TASK OBJECTIVE:
In the entries that follow, how many lines hold the string "with"? Give only that number.

DATA EXCERPTS:
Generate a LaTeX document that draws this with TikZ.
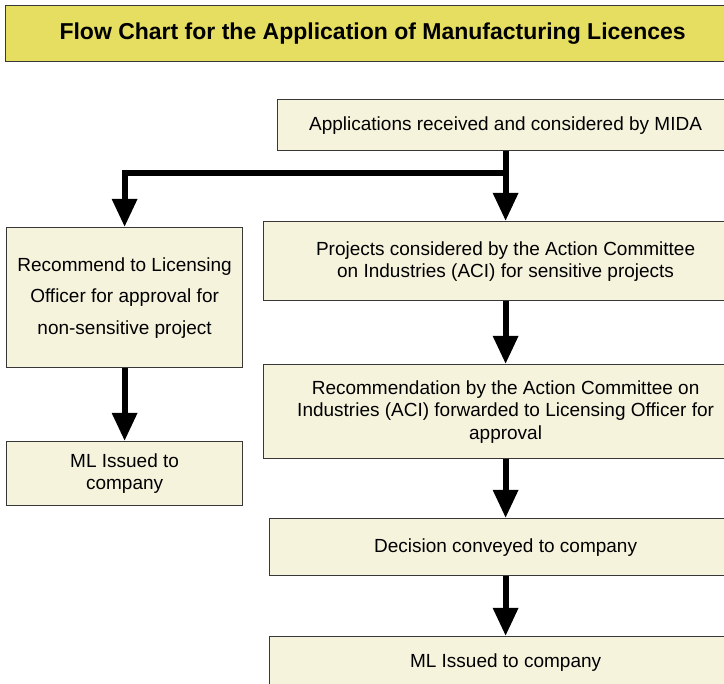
\documentclass[tikz,border=0pt]{standalone}
\usepackage{fontspec}
\setmainfont{Liberation Sans}
\usetikzlibrary{arrows.meta}
\definecolor{boxfill}{RGB}{246,243,221}
\definecolor{titlefill}{RGB}{229,222,96}
\definecolor{edge}{RGB}{55,55,55}
\begin{document}
\begin{tikzpicture}[x=1pt,y=-1pt,
  box/.style={draw=edge, line width=1.2pt, fill=boxfill, anchor=north west,
    inner sep=0pt, align=center, font=\fontsize{19}{22}\selectfont},
  arr/.style={line width=6pt, -{Triangle[width=24pt,length=28pt]}}]
\useasboundingbox (0,0) rectangle (724,684);
\fill[white] (0,0) rectangle (724,684);
\clip (0,0) rectangle (724,684);
\node[box, fill=titlefill, minimum width=734pt, minimum height=56pt,
  font=\fontsize{23}{27}\selectfont\bfseries] (title) at (5,5)
  {Flow Chart for the Application of Manufacturing Licences};
\node[box, minimum width=456pt, minimum height=51pt] (app) at (277,99)
  {Applications received and considered by MIDA};
\node[box, minimum width=236pt, minimum height=140pt,
  font=\fontsize{19}{31.5}\selectfont] (l1) at (6,227)
  {Recommend to Licensing\\Officer for approval for\\non-sensitive project};
\node[box, minimum width=236pt, minimum height=64pt] (l2) at (6,441)
  {ML Issued to\\company};
\node[box, minimum width=484pt, minimum height=79pt] (r1) at (263,221)
  {Projects considered by the Action Committee\\on Industries (ACI) for sensitive projects};
\node[box, minimum width=484pt, minimum height=94pt,
  font=\fontsize{19}{22.5}\selectfont] (r2) at (263,364)
  {Recommendation by the Action Committee on\\Industries (ACI) forwarded to Licensing Officer for\\approval};
\node[box, minimum width=472pt, minimum height=57pt] (r3) at (269,518)
  {Decision conveyed to company};
\node[box, minimum width=472pt, minimum height=51pt] (r4) at (269,636)
  {ML Issued to company};
\coordinate (j) at (505,173);
\draw[arr] (app.south) -- (r1.north);
\draw[arr] (j) -| (l1.north);
\draw[arr] (l1.south) -- (l2.north);
\draw[arr] (r1.south) -- (r2.north);
\draw[arr] (r2.south) -- (r3.north);
\draw[arr] (r3.south) -- (r4.north);
\end{tikzpicture}
\end{document}
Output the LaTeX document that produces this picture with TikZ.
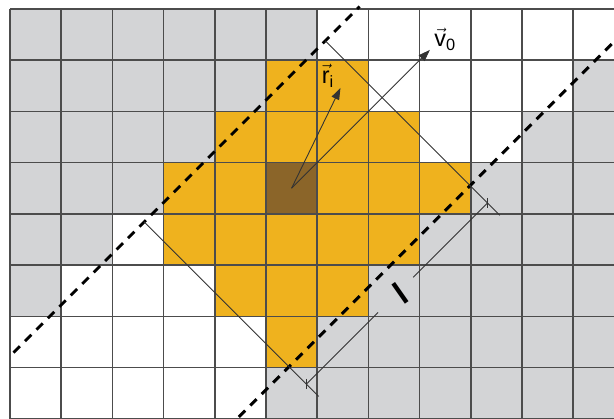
\documentclass[tikz,border=0pt]{standalone}
\usepackage{fontspec}
\setmainfont{Liberation Sans}
\setsansfont{Liberation Sans}
\usetikzlibrary{arrows.meta}

\definecolor{cellgray}{RGB}{211,212,214}
\definecolor{cellorange}{RGB}{239,178,30}
\definecolor{cellbrown}{RGB}{139,101,41}

\begin{document}
\begin{tikzpicture}[
  cellline/.style={line width=0.8pt,black!70},
  dashline/.style={line width=1.6pt,dash pattern=on 5pt off 4pt},
  thinline/.style={line width=0.5pt,black!80},
  vecarrow/.style={thinline,-{Triangle[length=6.5pt,width=4.5pt]}},
  lab/.style={font=\fontsize{13}{15}\selectfont,inner sep=0pt}
]
  \useasboundingbox (-0.195,0.176) rectangle (11.797,-7.988);
  \clip (-0.195,0.176) rectangle (11.797,-7.988);
  \foreach \j in {0,...,5}
    \fill[cellgray] (0,-\j) rectangle (6-\j,-\j-1);
  \foreach \j in {1,...,7}
    \fill[cellgray] (12-\j,-\j) rectangle (12,-\j-1);
  \foreach \a/\b/\j in {5/7/1,4/8/2,3/9/3,3/8/4,4/7/5,5/6/6}
    \fill[cellorange] (\a,-\j) rectangle (\b,-\j-1);
  \fill[cellbrown] (5,-3) rectangle (6,-4);
  \draw[cellline] (0,-8) grid (12,0);

  \begin{scope}[shift={(5.5,-3.5)},rotate=45]
    \coordinate (o) at (0,0);
    \coordinate (v0tip) at (3.82,0);
    \coordinate (ritip) at (2.06,0.71);
    \coordinate (dimA) at (-2.5,-2.91);
    \coordinate (dimB) at (2.5,-2.91);
    \coordinate (gapA) at (-0.52,-2.91);
    \coordinate (gapB) at (0.45,-2.91);
    \draw[dashline] (-6.11,1.57) -- (3.45,1.57);
    \draw[dashline] (-8,-2.43) -- (8,-2.43);
    \draw[thinline] (-2.5,1.57) -- (-2.5,-3.25);
    \draw[thinline] (2.5,1.57) -- (2.5,-3.25);
    \draw[thinline] (dimA) -- (gapA);
    \draw[thinline] (gapB) -- (dimB);
    \node[rotate=35,inner sep=0pt,font=\fontsize{18}{20}\selectfont\bfseries] (len) at (0.06,-2.96) {l};
    \draw[vecarrow] (o) -- (v0tip);
    \draw[vecarrow] (o) -- (ritip);
  \end{scope}

  \draw[thinline] (dimA) +(0,0.1) -- +(0,-0.1);
  \draw[thinline] (dimB) +(0,0.1) -- +(0,-0.1);
  \node[lab] (v0lab) at (8.5,-0.59) {$\vec{\mathsf{v}}_{\mathsf{0}}$};
  \node[lab] (rilab) at (6.21,-1.31) {$\vec{\mathsf{r}}_{\mathsf{i}}$};
\end{tikzpicture}
\end{document}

SOLUTION BELOW:
2